Mas acontece uma intervenção de Nossa Senhora, que salva e dá incomparavelmente mais do que se tinha antes.
A prosperidade no Ocidente será muito maior do que a verificada na Ásia.
À par de sua insondável bondade, Nossa Senhora, ao intervir, mostrava também a confiança que se deve ter n’Ela, bem como seu papel central nas obras que ama de modo especial.
Ainda que estas cheguem ao ponto de tudo parecer perdido, devem esperar o momento que Ela Se reserva para agir.
Como dizia certo pensador católico, as grandes intervenções da Providência são precedidas de situações dramáticas, de modo a tornar clara a inutilidade de qualquer socorro humano.
Uma vez provado o fracasso dos homens, e na própria hora da desolação e do caos, Deus intervém e Nossa Senhora Se faz presente.

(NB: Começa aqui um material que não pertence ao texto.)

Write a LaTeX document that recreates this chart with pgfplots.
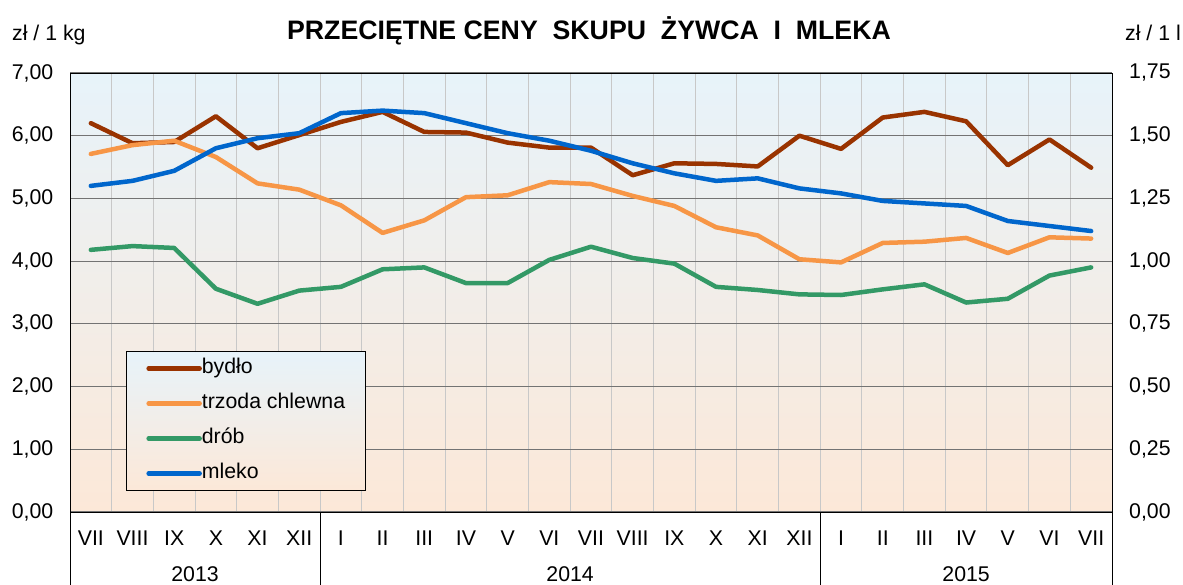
\documentclass[border=0pt]{standalone}
\usepackage{fontspec}
\setmainfont{Liberation Sans}
\usepackage{pgfplots}
\pgfplotsset{compat=1.18}
\definecolor{cbrown}{RGB}{153,51,0}
\definecolor{corange}{RGB}{247,150,70}
\definecolor{cgreen}{RGB}{51,153,102}
\definecolor{cblue}{RGB}{0,102,204}
\definecolor{bgtop}{RGB}{231,243,250}
\definecolor{bgmid}{RGB}{242,239,234}
\definecolor{bgbot}{RGB}{252,232,216}
\definecolor{gridd}{RGB}{115,115,115}
\definecolor{gridl}{RGB}{200,200,200}
\newcommand\lbl{\fontsize{21.3}{25}\selectfont}
\begin{document}
\begin{tikzpicture}
\useasboundingbox (0pt,0pt) rectangle (1183pt,585pt);
\node[anchor=base, font=\fontsize{26.7}{30}\selectfont\bfseries] at (589pt,545.5pt) {PRZECIĘTNE CENY\ \ SKUPU\ \ ŻYWCA\ \ I\ \ MLEKA};
\node[anchor=base west, inner sep=0pt, font=\lbl] at (12pt,544pt) {zł / 1 kg};
\node[anchor=base west, inner sep=0pt, font=\lbl] at (1125pt,544pt) {zł / 1 l};
\begin{axis}[
  at={(70pt,73pt)}, anchor=south west,
  scale only axis, width=1042pt, height=439pt,
  xmin=-0.5, xmax=24.5, ymin=0, ymax=7,
  clip=false,
  axis line style={black, line width=0.9pt},
  axis background/.style={top color=bgtop, middle color=bgmid, bottom color=bgbot},
  xtick={0,...,24},
  xticklabels={VII,VIII,IX,X,XI,XII,I,II,III,IV,V,VI,VII,VIII,IX,X,XI,XII,I,II,III,IV,V,VI,VII},
  xticklabel style={font=\lbl, anchor=base, inner sep=0pt, yshift=-33.7pt},
  minor xtick={0.5,1.5,...,23.5},
  xminorgrids,
  minor x grid style={gridl, line width=1pt},
  minor tick length=0pt,
  major tick length=0pt,
  xtick pos=lower, ytick pos=left,
  extra x ticks={-0.5,5.5,17.5,24.5},
  extra x tick labels={},
  extra x tick style={grid=none, tick align=outside, major tick length=73pt, major tick style={black, line width=0.9pt}},
  ytick={0,1,...,7},
  ymajorgrids,
  major y grid style={gridd, line width=1.2pt},
  yticklabel style={font=\lbl, inner sep=0pt, xshift=-16.5pt},
  /pgf/number format/.cd, fixed, fixed zerofill, precision=2, use comma, assume math mode=true,
  /pgfplots/.cd,
  legend cell align=left,
  legend image code/.code={\draw[#1, line cap=round] (2pt,0pt) -- (53pt,0pt);},
  legend style={
    at={(0.0537,0.048)}, anchor=south west,
    draw=black, line width=0.9pt,
    top color=bgtop, bottom color=bgbot,
    inner xsep=20pt, inner ysep=7pt,
    row sep=15pt,
    font=\lbl,
    nodes={inner sep=0pt, text height=15pt, text depth=5pt},
    /tikz/every even column/.append style={column sep=4pt},
  },
  every axis plot/.append style={line width=4.5pt, line join=round, line cap=round},
]
\addplot[cbrown] coordinates {
(0,6.20) (1,5.88) (2,5.90) (3,6.31) (4,5.80) (5,6.01) (6,6.22) (7,6.38) (8,6.06) (9,6.05)
(10,5.89) (11,5.81) (12,5.81) (13,5.37) (14,5.56) (15,5.55) (16,5.51) (17,6.00) (18,5.79)
(19,6.29) (20,6.38) (21,6.23) (22,5.53) (23,5.94) (24,5.49)};
\addlegendentry{bydło}
\addplot[corange] coordinates {
(0,5.71) (1,5.85) (2,5.92) (3,5.66) (4,5.24) (5,5.14) (6,4.89) (7,4.45) (8,4.65) (9,5.02)
(10,5.05) (11,5.26) (12,5.23) (13,5.04) (14,4.88) (15,4.54) (16,4.41) (17,4.03) (18,3.98)
(19,4.29) (20,4.31) (21,4.37) (22,4.13) (23,4.38) (24,4.36)};
\addlegendentry{trzoda chlewna}
\addplot[cgreen] coordinates {
(0,4.18) (1,4.24) (2,4.21) (3,3.56) (4,3.32) (5,3.53) (6,3.59) (7,3.87) (8,3.90) (9,3.65)
(10,3.65) (11,4.02) (12,4.23) (13,4.05) (14,3.96) (15,3.59) (16,3.54) (17,3.47) (18,3.46)
(19,3.55) (20,3.63) (21,3.34) (22,3.40) (23,3.77) (24,3.90)};
\addlegendentry{drób}
\addlegendimage{cblue, line width=4.5pt}
\addlegendentry{mleko}
\node[anchor=base, font=\lbl] at (axis cs:2.5,0) [yshift=-69.5pt] {2013};
\node[anchor=base, font=\lbl] at (axis cs:11.5,0) [yshift=-69.5pt] {2014};
\node[anchor=base, font=\lbl] at (axis cs:21,0) [yshift=-69.5pt] {2015};
\end{axis}
\begin{axis}[
  at={(70pt,73pt)}, anchor=south west,
  scale only axis, width=1042pt, height=439pt,
  xmin=-0.5, xmax=24.5, ymin=0, ymax=1.75,
  axis x line=none,
  axis y line*=right,
  axis line style={black, line width=0.9pt},
  major tick length=0pt,
  ytick={0,0.25,0.5,0.75,1,1.25,1.5,1.75},
  yticklabel style={font=\lbl, inner sep=0pt, xshift=17pt},
  /pgf/number format/.cd, fixed, fixed zerofill, precision=2, use comma, assume math mode=true,
  /pgfplots/.cd,
  every axis plot/.append style={line width=4.5pt, line join=round, line cap=round},
]
\addplot[cblue] coordinates {
(0,1.30) (1,1.32) (2,1.36) (3,1.45) (4,1.49) (5,1.51) (6,1.59) (7,1.60) (8,1.59) (9,1.55)
(10,1.51) (11,1.48) (12,1.44) (13,1.39) (14,1.35) (15,1.32) (16,1.33) (17,1.29) (18,1.27)
(19,1.24) (20,1.23) (21,1.22) (22,1.16) (23,1.14) (24,1.12)};
\end{axis}
\end{tikzpicture}
\end{document}
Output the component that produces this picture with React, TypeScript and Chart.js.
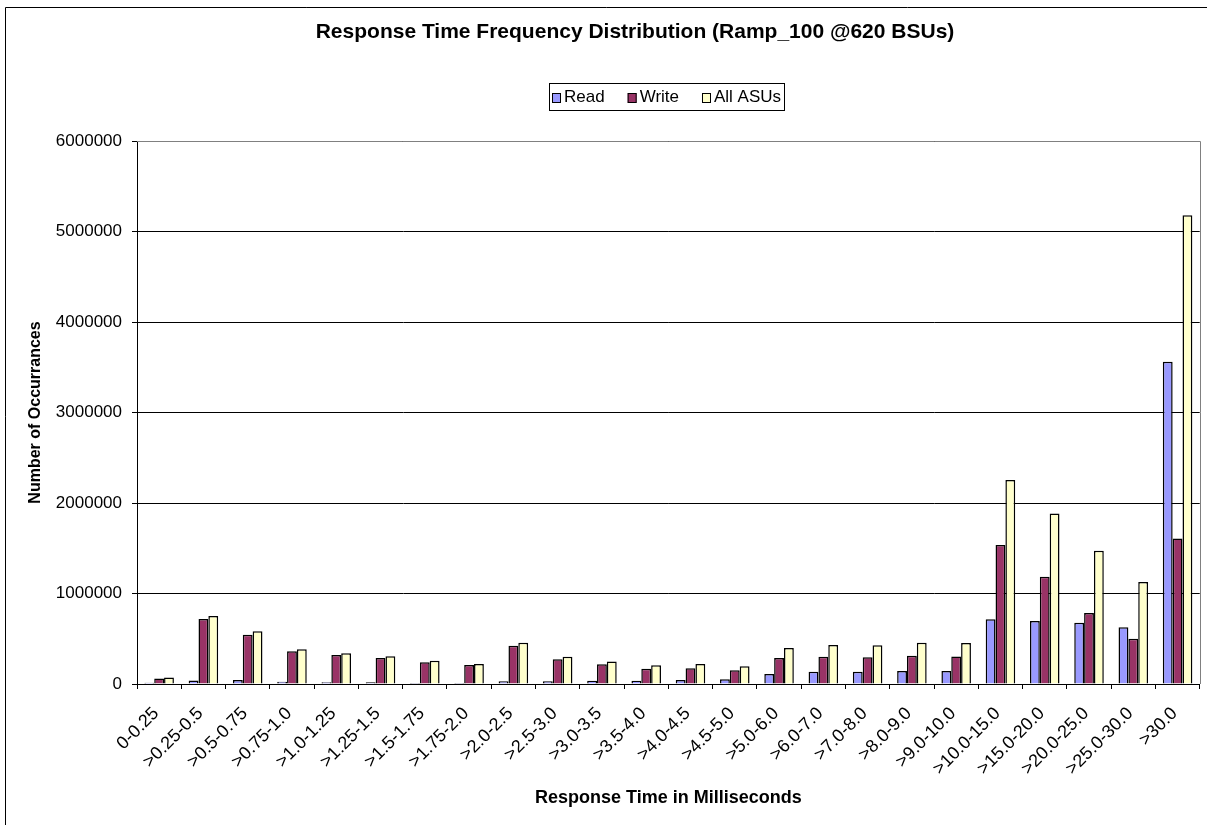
import React, { useEffect, useRef } from "react";
import { Chart, registerables } from "chart.js";

Chart.register(...registerables);

const chartTitle = "Response Time Frequency Distribution (Ramp_100 @620 BSUs)";
const xAxisTitle = "Response Time in Milliseconds";
const yAxisTitle = "Number of Occurrances";

const categories = [
  "0-0.25", ">0.25-0.5", ">0.5-0.75", ">0.75-1.0", ">1.0-1.25", ">1.25-1.5",
  ">1.5-1.75", ">1.75-2.0", ">2.0-2.5", ">2.5-3.0", ">3.0-3.5", ">3.5-4.0",
  ">4.0-4.5", ">4.5-5.0", ">5.0-6.0", ">6.0-7.0", ">7.0-8.0", ">8.0-9.0",
  ">9.0-10.0", ">10.0-15.0", ">15.0-20.0", ">20.0-25.0", ">25.0-30.0", ">30.0",
];

const readValues = [
  15000, 40000, 44000, 25000, 20000, 18000, 12000, 12000, 30000, 30000, 37000, 37000,
  44000, 52000, 110000, 136000, 135000, 143000, 143000, 715000, 696000, 678000, 626000, 3560000,
];

const writeValues = [
  60000, 718000, 545000, 361000, 320000, 287000, 240000, 210000, 423000, 273000, 217000, 169000,
  173000, 151000, 287000, 302000, 295000, 313000, 305000, 1536000, 1186000, 784000, 501000, 1609000,
];

const allAsuValues = [
  72000, 751000, 582000, 383000, 339000, 306000, 258000, 221000, 456000, 302000, 250000, 206000,
  221000, 195000, 398000, 431000, 427000, 457000, 453000, 2254000, 1883000, 1473000, 1128000, 5179000,
];

const seriesNames = ["Read", "Write", "All ASUs"];
const seriesColors = ["#9999FF", "#993366", "#FFFFCC"];

const yMin = 0;
const yMax = 6000000;
const yStep = 1000000;

const FONT = "'Liberation Sans', Arial, Helvetica, sans-serif";

const W = 1207;
const H = 825;

const decorPlugin = {
  id: "decor",
  beforeDraw(chart: any) {
    const ctx = chart.ctx;
    ctx.save();
    ctx.fillStyle = "#ffffff";
    ctx.fillRect(0, 0, W, H);
    ctx.restore();
  },
  afterDatasetsDraw(chart: any) {
    const ctx = chart.ctx;
    const a = chart.chartArea;
    ctx.save();
    ctx.strokeStyle = "#808080";
    ctx.lineWidth = 1;
    ctx.beginPath();
    ctx.moveTo(a.left, Math.round(a.top) + 0.5);
    ctx.lineTo(Math.round(a.right) + 0.5, Math.round(a.top) + 0.5);
    ctx.lineTo(Math.round(a.right) + 0.5, a.bottom);
    ctx.stroke();
    ctx.restore();
  },
  afterDraw(chart: any) {
    const ctx = chart.ctx;
    ctx.save();
    // outer chart frame (right and bottom edges fall outside the picture)
    ctx.strokeStyle = "#000000";
    ctx.lineWidth = 1;
    ctx.beginPath();
    ctx.moveTo(5.5, H + 5);
    ctx.lineTo(5.5, 7.5);
    ctx.lineTo(W + 5, 7.5);
    ctx.stroke();

    // title
    ctx.fillStyle = "#000000";
    ctx.font = `bold 21px ${FONT}`;
    ctx.textAlign = "center";
    ctx.textBaseline = "middle";
    ctx.fillText(chartTitle, 635, 32);

    // legend
    ctx.font = `17px ${FONT}`;
    const boxW = 9;
    const boxH = 10;
    const gapBoxText = 3;
    const gapItems = 23;
    const padX = 3;
    const widths = seriesNames.map((n) => ctx.measureText(n).width);
    let total = padX * 2;
    widths.forEach((w, i) => {
      total += boxW + gapBoxText + w + (i < widths.length - 1 ? gapItems : 0);
    });
    const lx = Math.round(667 - total / 2);
    const ly = 83;
    const lh = 27;
    ctx.strokeStyle = "#000000";
    ctx.strokeRect(lx + 0.5, ly + 0.5, Math.round(total), lh);
    let x = lx + padX;
    const cy = ly + lh / 2 + 1;
    ctx.textAlign = "left";
    seriesNames.forEach((n, i) => {
      const by = Math.round(cy - boxH / 2);
      ctx.fillStyle = seriesColors[i];
      ctx.fillRect(x, by, boxW, boxH);
      ctx.strokeStyle = "#000000";
      ctx.strokeRect(x + 0.5, by + 0.5, boxW - 1, boxH - 1);
      ctx.fillStyle = "#000000";
      ctx.fillText(n, x + boxW + gapBoxText, cy);
      x += boxW + gapBoxText + widths[i] + gapItems;
    });
    ctx.restore();
  },
};

export default function App() {
  const canvasRef = useRef<HTMLCanvasElement | null>(null);

  useEffect(() => {
    document.body.style.margin = "0";
    const canvas = canvasRef.current;
    if (!canvas) return;
    const datasets = [readValues, writeValues, allAsuValues].map((vals, i) => ({
      label: seriesNames[i],
      data: vals,
      backgroundColor: seriesColors[i],
      borderColor: "#000000",
      borderWidth: 1.5,
      categoryPercentage: 0.667,
      barPercentage: 1.0,
    }));

    const chart = new Chart(canvas, {
      type: "bar",
      data: { labels: categories, datasets },
      plugins: [decorPlugin],
      options: {
        responsive: false,
        animation: false,
        devicePixelRatio: 1,
        layout: { padding: { left: 0, right: 7, top: 141, bottom: 0 } },
        plugins: {
          legend: { display: false },
          title: { display: false },
          tooltip: { enabled: false },
        },
        scales: {
          x: {
            offset: true,
            afterFit(scale: any) {
              scale.height = H - 684;
            },
            grid: {
              display: true,
              offset: true,
              drawOnChartArea: false,
              drawTicks: true,
              tickLength: 5,
              color: "#000000",
            },
            border: { display: true, color: "#000000", width: 1 },
            ticks: {
              autoSkip: false,
              maxRotation: 45,
              minRotation: 45,
              color: "#000000",
              padding: 14,
              labelOffset: -3,
              font: { family: FONT, size: 18 },
            },
            title: {
              display: true,
              text: xAxisTitle,
              color: "#000000",
              font: { family: FONT, size: 18, weight: "bold" },
              padding: { top: 0, bottom: 16 },
            },
          },
          y: {
            min: yMin,
            max: yMax,
            afterFit(scale: any) {
              scale.width = 137;
            },
            grid: {
              display: true,
              color: "#000000",
              drawTicks: true,
              tickLength: 5,
            },
            border: { display: true, color: "#000000", width: 1 },
            ticks: {
              stepSize: yStep,
              color: "#000000",
              padding: 10,
              font: { family: FONT, size: 17 },
              callback: (v: any) => String(v),
            },
            title: {
              display: true,
              text: yAxisTitle,
              color: "#000000",
              font: { family: FONT, size: 16, weight: "bold" },
              padding: { top: 26, bottom: 0 },
            },
          },
        },
      },
    });

    return () => {
      chart.destroy();
    };
  }, []);

  return (
    <div style={{ width: W, height: H, background: "#fff" }}>
      <canvas ref={canvasRef} width={W} height={H} style={{ display: "block" }} />
    </div>
  );
}
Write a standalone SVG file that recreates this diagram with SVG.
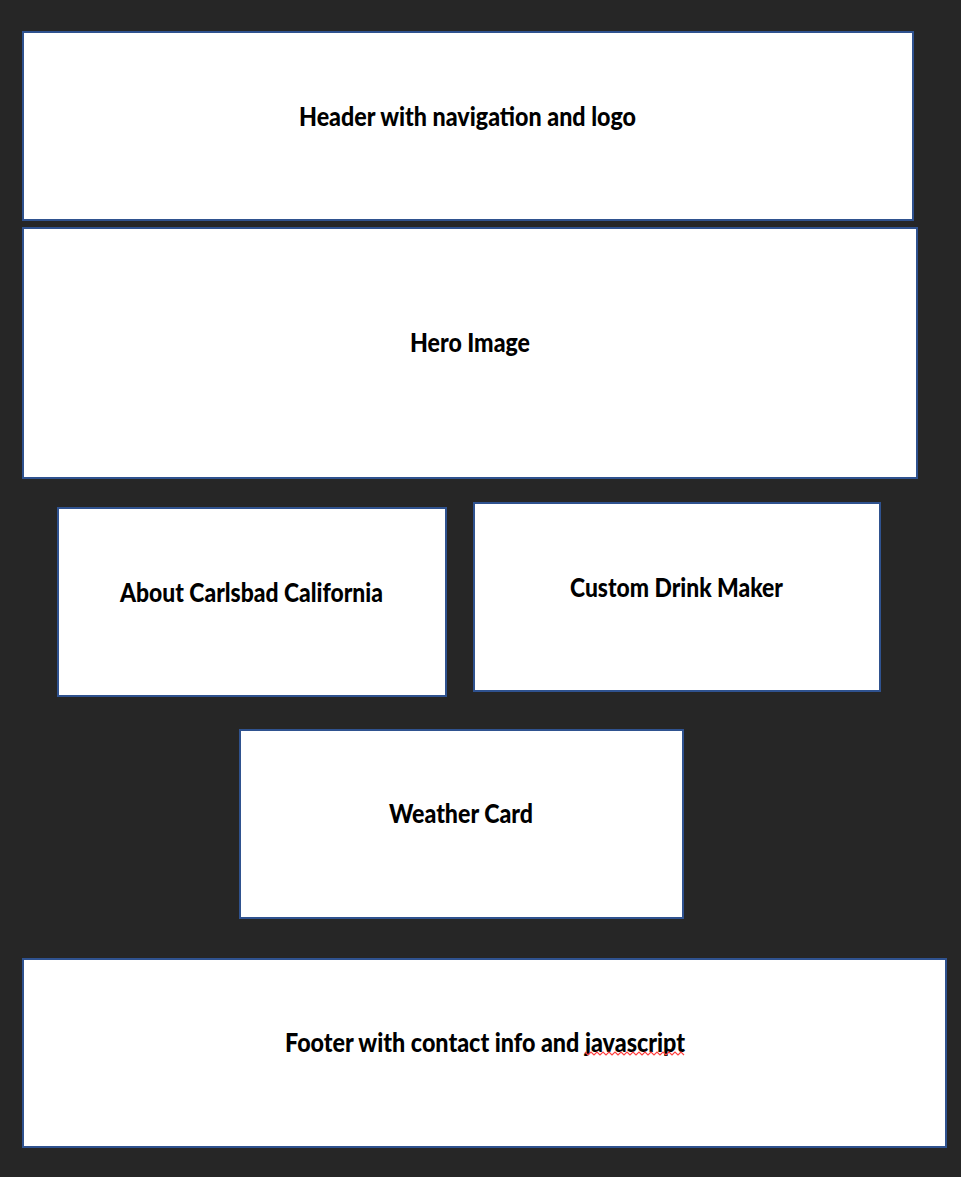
<svg xmlns="http://www.w3.org/2000/svg" width="961" height="1177" viewBox="0 0 961 1177">
<style>
.box{fill:#ffffff;stroke:#2f528f;stroke-width:2}
.lbl{font-family:Lato,"Liberation Sans",sans-serif;font-weight:900;font-size:26px;fill:#000000;text-anchor:middle}
.sq{fill:none;stroke:#ff4040;stroke-width:1.2}
</style>
<rect x="0" y="0" width="961" height="1177" fill="#262626"/>
<g id="header"><rect class="box" x="23" y="32" width="890" height="188"/><text class="lbl" x="467.5" y="126" textLength="337" lengthAdjust="spacingAndGlyphs">Header with navigation and logo</text></g>
<g id="hero"><rect class="box" x="23" y="228" width="894" height="250"/><text class="lbl" x="470" y="352" textLength="120" lengthAdjust="spacingAndGlyphs">Hero Image</text></g>
<g id="about"><rect class="box" x="58" y="508" width="388" height="188"/><text class="lbl" x="251.5" y="602" textLength="263" lengthAdjust="spacingAndGlyphs">About Carlsbad California</text></g>
<g id="drink"><rect class="box" x="474" y="503" width="406" height="188"/><text class="lbl" x="676.5" y="597" textLength="213" lengthAdjust="spacingAndGlyphs">Custom Drink Maker</text></g>
<g id="weather"><rect class="box" x="240" y="730" width="443" height="188"/><text class="lbl" x="461" y="823" textLength="144" lengthAdjust="spacingAndGlyphs">Weather Card</text></g>
<g id="footer"><rect class="box" x="23" y="959" width="923" height="188"/><text class="lbl" x="485" y="1052" textLength="400" lengthAdjust="spacingAndGlyphs">Footer with contact info and javascript</text>
<path class="sq" d="M585 1052 l3 3 l3 -3 l3 3 l3 -3 l3 3 l3 -3 l3 3 l3 -3 l3 3 l3 -3 l3 3 l3 -3 l3 3 l3 -3 l3 3 l3 -3 l3 3 l3 -3 l3 3 l3 -3 l3 3 l3 -3 l3 3 l3 -3 l3 3 l3 -3 l3 3 l3 -3 l3 3 l3 -3 l3 3 l3 -3 l3 3"/></g>
<g id="connectors"></g>
</svg>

Lição de confiança ainda mais necessária em vista do que ocorreu depois: enquanto a Ordem fundada por Santo Elias conhecia novos brilhos e novas glórias, a Cristandade que a acolhera tornava-se presa de um inexorável processo de ruína, que se acelerava no decorrer dos séculos.
Até que, em 1917, numa colina de Fátima, Nossa Senhora censurou a decadência, recriminou o mundo pela torrente de pecados em que estava imerso, e anunciou os castigos que haveriam de cair sobre a humanidade, caso esta não se arrependesse e se emendasse de suas faltas.
Depois, exprimindo-Se com as famosas palavras que guardamos em nossas almas, fez a promessa do reinado d’Ela: “Por fim, o meu Imaculado Coração triunfará!”
E aqui voltamos à consideração daquele vínculo ao qual nos referíamos no início: no ápice das aparições, quando Nossa Senhora proclama a efetivação de sua realeza, sob a forma do triunfo do seu Coração Imaculado, Ela aparece revestida do traje de sua mais antiga devoção – a do Carmo.
E, desse modo, realiza uma síntese entre o historicamente mais remoto, o mais recente – o culto ao Imaculado Coração de Maria – e o futuro glorioso, o qual é a vitória e o reinado desse mesmo Coração.
Eis várias das razões pelas quais a festa de Nossa Senhora do Carmo nos é muito grata a todos os filhos e devotos da Santíssima Virgem.